A Sequence Report page provides those data for a given gene that are most pertinent to its genomic sequence rather than to its more general, classical biology. A schematic diagram is given for the gene's structural organization within its genomic environment; a "Click Here to Browse" link leads to a dynamic view of that environment within the Genome Browser. The schematic diagram will show classical gene names where they exist, structural models for the genes, individual frames of the coding exons in the genome, and STSes, SNPs, and transposons that can be used for genomic mapping or site-selected mutagenesis.

I_seqreport1.jpg

Other genomic data will include genetic identity to a classical locus (where it exists), precise numerical coordinates for the gene's transcriptional unit, identities of cDNAs matching it, links to the Protein page for its gene product (where applicable) and to its C. briggsae ortholog (where one is known to exist). Other data such as the source clone, sequencing center responsible for the data, microarray data, remarks on the sequence annotation, etc. are given.
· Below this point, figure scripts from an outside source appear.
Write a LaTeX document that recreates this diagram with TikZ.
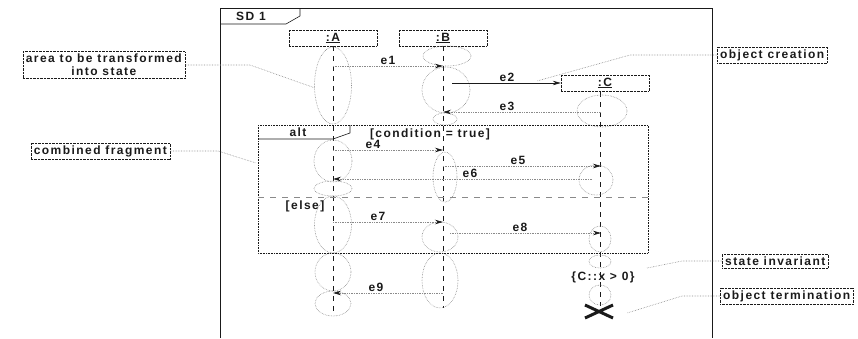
\documentclass[tikz,border=0pt]{standalone}
\usepackage{fontspec}
\newfontfamily\diagfont[LetterSpace=12]{Liberation Sans}
\usetikzlibrary{arrows.meta,positioning}
\definecolor{ink}{HTML}{1A1A1A}
\definecolor{dots}{HTML}{8A8A8A}
\tikzset{lab/.style={font=\diagfont\bfseries\fontsize{12}{13}\selectfont, text=ink, inner sep=0pt}, note/.style={lab, draw=ink, densely dotted, inner xsep=3pt, inner ysep=2.5pt, align=center}, head/.style={lab, draw=ink, densely dotted, minimum width=88pt, minimum height=16pt}, life/.style={draw=ink, dash pattern=on 5pt off 5pt, line width=.9pt}, act/.style={draw=dots, densely dotted, line width=.6pt}, msg/.style={draw=dots, densely dotted, line width=.7pt, -{Stealth[length=8pt,width=4.5pt,color=ink]}}, pin/.style={draw=dots, densely dotted, line width=.6pt}, frame/.style={draw=ink, line width=.6pt}, frag/.style={draw=ink, densely dotted, line width=.6pt}}

\begin{document}
\begin{tikzpicture}[x=1pt,y=-1pt]
\useasboundingbox (0,0) rectangle (858,338);
\draw[frame] (220,338) -- (220,8) -- (712,8) -- (712,338);
\draw[frame] (220,24) -- (286,24) -- (300,16) -- (300,8);
\node[lab] (sd) at (251,16) {SD 1};
\node[head] (A) at (333,38) {\underline{:A}};
\node[head] (B) at (443,38) {\underline{:B}};
\node[head] (C) at (605,83) {\underline{:C}};
\coordinate (Aend) at (333,316); \coordinate (Bend) at (443,308); \coordinate (Cend) at (600,306);
\draw[life] (A.south) -- (Aend); \draw[life] (B.south) -- (Bend); \draw[life] (600,92) -- (Cend);
\foreach \cx/\cy/\rx/\ry in {333/85.5/18.5/38.5, 333/161/19/21, 333/188.5/19/7.5, 333/224.5/18.5/28.5, 333/272/18/19, 333/303.5/18/12.5, 447/56/24/10, 446/90/24/23, 445/119/12/6, 445/177/12/25, 440/237/18/15, 440/280.5/18/27.5, 602/111/25/16, 596/180/17/15, 600/239/11/13, 600/261.5/11/6.5, 600/295/11/10}
  \draw[act] (\cx,\cy) ellipse (\rx pt and \ry pt);
\draw[frag] (258,125) rectangle (648,253);
\draw[frame] (258,139) -- (333,139) -- (350,133) -- (350,125);
\node[lab] (alt) at (298,132) {alt};
\node[lab] (cond) at (430,134) {[condition = true]};
\draw[dots, line width=.6pt, dash pattern=on 6pt off 6pt] (258,197) -- (648,197);
\node[lab] (else) at (305,206) {[else]};
\foreach \n/\xs/\xt/\y/\lx in {1/333/443/66/388, 3/601/443/112/507, 4/333/443/150/373, 5/443/601/166/518, 6/592/333/179/470, 7/333/443/222/378, 8/450/601/233/520, 9/443/333/293/376} {
  \coordinate (e\n s) at (\xs,\y); \coordinate (e\n t) at (\xt,\y);
  \draw[msg] (e\n s) -- (e\n t);
  \node[lab, anchor=south] (l\n) at (\lx,\y-1) {e\n};
}
\coordinate (e2s) at (452,83);
\draw[msg, draw=ink, solid] (e2s) -- (C.west);
\node[lab, anchor=south] (l2) at (507,82) {e2};
\node[lab] (inv) at (603,277) {\{C::x > 0\}};
\draw[ink, line width=3pt] (585,305) -- (613,318) (585,318) -- (613,305);
\node[note, anchor=east] (nArea) at (185,65) {area to be transformed\\into state};
\node[note, anchor=west] (nCreate) at (717,55) {object creation};
\node[note, anchor=east] (nFrag) at (170,151) {combined fragment};
\node[note, anchor=west] (nInv) at (722,261) {state invariant};
\node[note, anchor=west] (nTerm) at (720,296) {object termination};
\coordinate (kArea) at (250,65); \coordinate (tArea) at (315,88);
\coordinate (kCreate) at (630,55); \coordinate (tCreate) at (537,81);
\coordinate (kFrag) at (218,151); \coordinate (tFrag) at (256,163);
\coordinate (kInv) at (682,261); \coordinate (tInv) at (647,268);
\coordinate (kTerm) at (682,296); \coordinate (tTerm) at (627,313);
\draw[pin] (nArea.east) -- (kArea) -- (tArea);
\draw[pin] (nCreate.west) -- (kCreate) -- (tCreate);
\draw[pin] (nFrag.east) -- (kFrag) -- (tFrag);
\draw[pin] (nInv.west) -- (kInv) -- (tInv);
\draw[pin] (nTerm.west) -- (kTerm) -- (tTerm);
\end{tikzpicture}
\end{document}
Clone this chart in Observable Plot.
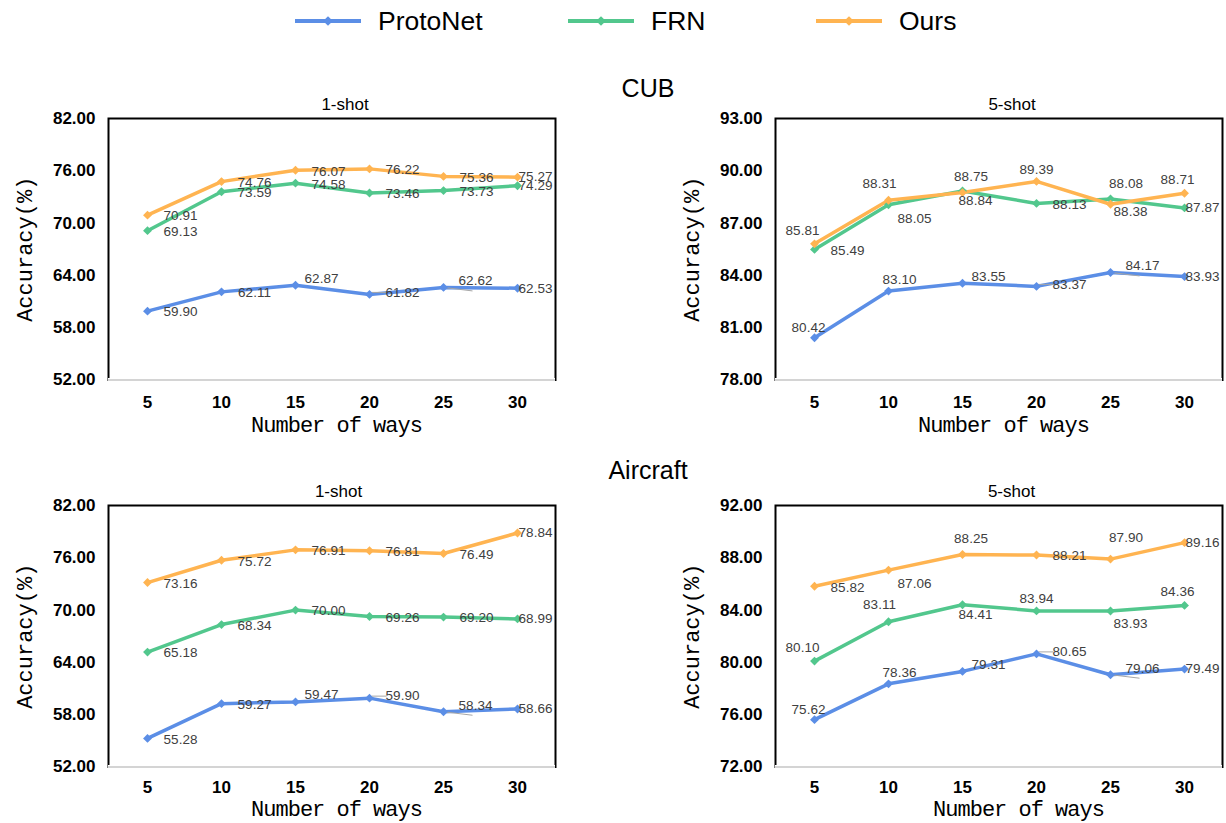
<!DOCTYPE html>
<html><head><meta charset="utf-8">
<script src="https://cdn.jsdelivr.net/npm/d3@7"></script>
<script src="https://cdn.jsdelivr.net/npm/@observablehq/plot@0.6"></script>
<style>
body{margin:0;background:#fff;}
#root{position:relative;width:1226px;height:823px;overflow:hidden;font-family:"Liberation Sans",Arial,sans-serif;}
.panel{position:absolute;}
.title{position:absolute;font-size:25px;color:#000;transform:translate(-50%,-50%);white-space:nowrap;line-height:1;}
</style></head><body><div id="root"></div>
<script>
// ---------- data ----------
const ways = [5, 10, 15, 20, 25, 30];
const seriesNames = ["ProtoNet", "FRN", "Ours"];
const colors = ["#5b8ee6", "#52c78d", "#ffb451"];

const cub1Proto = [59.90, 62.11, 62.87, 61.82, 62.62, 62.53];
const cub1FRN   = [69.13, 73.59, 74.58, 73.46, 73.73, 74.29];
const cub1Ours  = [70.91, 74.76, 76.07, 76.22, 75.36, 75.27];

const cub5Proto = [80.42, 83.10, 83.55, 83.37, 84.17, 83.93];
const cub5FRN   = [85.49, 88.05, 88.84, 88.13, 88.38, 87.87];
const cub5Ours  = [85.81, 88.31, 88.75, 89.39, 88.08, 88.71];

const air1Proto = [55.28, 59.27, 59.47, 59.90, 58.34, 58.66];
const air1FRN   = [65.18, 68.34, 70.00, 69.26, 69.20, 68.99];
const air1Ours  = [73.16, 75.72, 76.91, 76.81, 76.49, 78.84];

const air5Proto = [75.62, 78.36, 79.31, 80.65, 79.06, 79.49];
const air5FRN   = [80.10, 83.11, 84.41, 83.94, 83.93, 84.36];
const air5Ours  = [85.82, 87.06, 88.25, 88.21, 87.90, 89.16];

const ticks1 = [52, 58, 64, 70, 76, 82];
const ticksCub5 = [78, 81, 84, 87, 90, 93];
const ticksAir5 = [72, 76, 80, 84, 88, 92];

// ---------- label placement (style) ----------
const offsets = {
  R: [33, 1], RU: [33, -2], E: [18, 0], AR1: [26, -7], AR2: [32, -6.5],
  UL: [-12, -13], UL2: [-6, -10], U1: [-9, -17], U2: [-7, -14], U0: [0, -12],
  U3: [8.5, -15.5], U4: [15.5, -21], U5: [11, -11], D1: [26, 14], D2: [13, 10], D3: [20, 12.5]
};
const place = {
  cub1: [["R","R","AR1","RU","AR2","E"], ["R","R","R","R","R","E"], ["R","R","R","R","R","E"]],
  cub5: [["UL2","U5","AR1","RU","AR2","E"], ["R","D1","D2","R","D3","E"], ["UL","U1","U3","U0","U4","U2"]],
  air1: [["R","R","AR1","RU","AR2","E"], ["R","R","R","R","R","E"], ["R","R","R","R","R","E"]],
  air5: [["UL2","U5","AR1","RU","AR2","E"], ["UL","U1","D2","U0","D3","U2"], ["R","D1","U3","R","U4","E"]]
};

// custom leader-line symbols
const leaderAR = {draw(ctx) { ctx.moveTo(0, 0); ctx.lineTo(29, 3.5); }};
const leaderRU = {draw(ctx) { ctx.moveTo(2, -2); ctx.lineTo(17, -2); }};

const root = document.getElementById("root");

function makePanel(cfg) {
  const rows = seriesNames.flatMap((s, i) => ways.map((w, j) => ({
    series: s, way: w, acc: cfg.values[i][j], code: cfg.codes[i][j]
  })));
  const labelMarks = Object.keys(offsets).map(c => Plot.text(rows.filter(d => d.code === c), {
    x: "way", y: "acc", text: d => d.acc.toFixed(2), dx: offsets[c][0], dy: offsets[c][1],
    fill: "#404040", fontSize: 13.5, textAnchor: "middle", lineAnchor: "middle"
  }));
  const y0 = cfg.ticks[0];
  const svg = Plot.plot({
    width: cfg.width, height: cfg.height,
    marginLeft: cfg.mLeft, marginRight: cfg.mRight, marginTop: 28, marginBottom: cfg.height - 28 - 261.5,
    style: {fontFamily: "'Liberation Sans', Arial, sans-serif", background: "transparent", overflow: "visible", color: "#000"},
    x: {type: "point", domain: ways, padding: 0.5},
    y: {domain: [cfg.ticks[0], cfg.ticks[cfg.ticks.length - 1]]},
    color: {domain: seriesNames, range: colors},
    marks: [
      Plot.frame({stroke: "#000", strokeWidth: 2}),
      Plot.ruleY([y0], {stroke: "#fff", strokeWidth: 4}),
      Plot.ruleY([y0], {stroke: "#c6c6c6", strokeWidth: 1.5}),
      Plot.axisX({tickSize: 0, tickPadding: cfg.tickPad, fontSize: 17, fontWeight: "bold", label: null}),
      Plot.axisY({ticks: cfg.ticks, tickFormat: d3.format(".2f"), tickSize: 0, tickPadding: 13, fontSize: 17, fontWeight: "bold", label: null}),
      Plot.line(rows, {x: "way", y: "acc", z: "series", stroke: "series", strokeWidth: 3.5, strokeLinejoin: "round"}),
      Plot.dot(rows.filter(d => d.code === "AR2"), {x: "way", y: "acc", symbol: leaderAR, stroke: "#a6a6a6", strokeWidth: 1, fill: "none"}),
      Plot.dot(rows.filter(d => d.code === "RU"), {x: "way", y: "acc", symbol: leaderRU, stroke: "#a6a6a6", strokeWidth: 1, fill: "none"}),
      Plot.dot(rows, {x: "way", y: "acc", fill: "series", symbol: "diamond2", r: 4, stroke: "none"}),
      ...labelMarks,
      Plot.text([cfg.sub], {frameAnchor: "top", dx: cfg.subDx, dy: -14, fontSize: 17, fill: "#000", textAnchor: "middle", lineAnchor: "middle"}),
      Plot.text(["Accuracy(%)"], {frameAnchor: "left", dx: -84, rotate: -90, fontSize: 22, fontFamily: "'Liberation Mono', monospace", fill: "#000", textAnchor: "middle", lineAnchor: "middle"}),
      Plot.text(["Number of ways"], {frameAnchor: "bottom", dx: cfg.xlabDx, dy: cfg.xlabDy, fontSize: 22, fontFamily: "'Liberation Mono', monospace", fill: "#000", textAnchor: "middle", lineAnchor: "middle"})
    ]
  });
  d3.select(svg).selectAll("text").filter(function () { return this.textContent === "Number of ways"; })
    .attr("letter-spacing", "-1");
  svg.classList.add("panel");
  svg.style.left = cfg.left + "px";
  svg.style.top = cfg.top + "px";
  root.appendChild(svg);
}

makePanel({sub: "1-shot", values: [cub1Proto, cub1FRN, cub1Ours], codes: place.cub1, ticks: ticks1,
  left: 0, top: 90, width: 600, height: 350, mLeft: 108, mRight: 45, subDx: 13, xlabDx: 4.5, xlabDy: 45, tickPad: 16});
makePanel({sub: "5-shot", values: [cub5Proto, cub5FRN, cub5Ours], codes: place.cub5, ticks: ticksCub5,
  left: 640, top: 90, width: 586, height: 350, mLeft: 135, mRight: 4, subDx: 13, xlabDx: 4.5, xlabDy: 45, tickPad: 16});
makePanel({sub: "1-shot", values: [air1Proto, air1FRN, air1Ours], codes: place.air1, ticks: ticks1,
  left: 0, top: 477, width: 600, height: 346, mLeft: 108, mRight: 45, subDx: 6.5, xlabDx: 4.5, xlabDy: 42, tickPad: 14});
makePanel({sub: "5-shot", values: [air5Proto, air5FRN, air5Ours], codes: place.air5, ticks: ticksAir5,
  left: 640, top: 477, width: 586, height: 346, mLeft: 135, mRight: 4, subDx: 12.5, xlabDx: 19.5, xlabDy: 42, tickPad: 14});

// ---------- section titles ----------
[["CUB", 648, 88], ["Aircraft", 648, 470]].forEach(([t, x, y]) => {
  const d = document.createElement("div");
  d.className = "title"; d.textContent = t;
  d.style.left = x + "px"; d.style.top = y + "px";
  root.appendChild(d);
});

// ---------- legend ----------
const legendX = [295, 568, 816];
const leg = d3.select(root).append("svg").attr("width", 1226).attr("height", 45)
  .style("position", "absolute").style("left", "0px").style("top", "0px");
seriesNames.forEach((s, i) => {
  const g = leg.append("g").attr("transform", `translate(${legendX[i]},21)`);
  g.append("line").attr("x1", 0).attr("x2", 66).attr("y1", 0).attr("y2", 0)
    .attr("stroke", colors[i]).attr("stroke-width", 4);
  g.append("path").attr("transform", "translate(33,0)")
    .attr("d", d3.symbol(d3.symbolDiamond2, 60)()).attr("fill", colors[i]);
  g.append("text").attr("x", 83).attr("y", 0).attr("dy", "0.35em")
    .attr("font-size", 26.5).attr("font-family", "'Liberation Sans', Arial, sans-serif").attr("fill", "#000").text(s);
});
</script></body></html>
Further down the page will be sequence data in FASTA format: unspliced genomic sequence data (with exons noted in upper-case, versus introns in lower-case); the spliced coding sequence in nucleotides; and the predicted protein sequence of the gene's product. FASTA sequence formats are perhaps the most common and simple representation of sequence data, and can be handled by a great many different analytical programs.

I_seqreport2.jpg

To aid analysis of these data, a sequence page provides a preformatted Blast search with that sequence (in DNA or protein form) against the C. elegans genome. To set up the search, all you need to do is click on the "Blast search" link.

I_seqreport3.jpg

Moreover, each page gives a genetic map position value for its sequence, with a link to a list of nearby genes. For classically studied genes, this map function is mainly useful for designing tests of allelism. However, many genes in C. elegans are identified solely as protein-coding sequences (CDSes) in the genome; for genes of this type, the Mapping Information feature allows the CDS to be interpolated directly onto the classical genetic map, which, in turn, can suggest testable hypotheses of which classical mutations might reside within a given CDS.

I_seqreport4.jpg

Three useful introductory texts on practical sequence analysis of FASTA files (and other data) are:

Jambeck, P. and Gibas, C. (2001). Developing Bioinformatics Computer Skills. O'Reilly, Sebastopol, CA. ISBN: 1-56592-664-1.

Mount, D.W. (2001). Bioinformatics: Sequence and Genome Analysis. Cold Spring Harbor Laboratory Press, Cold Spring Harbor, NY. ISBN: 0-87969-608-7.

Bioinformatics: A Practical Guide to the Analysis of Genes and Proteins, 2cd ed. A.D. Baxevanis and B.F.F. Ouellette, eds. Wiley-Interscience, New York. ISBN: 0-471-38391-0.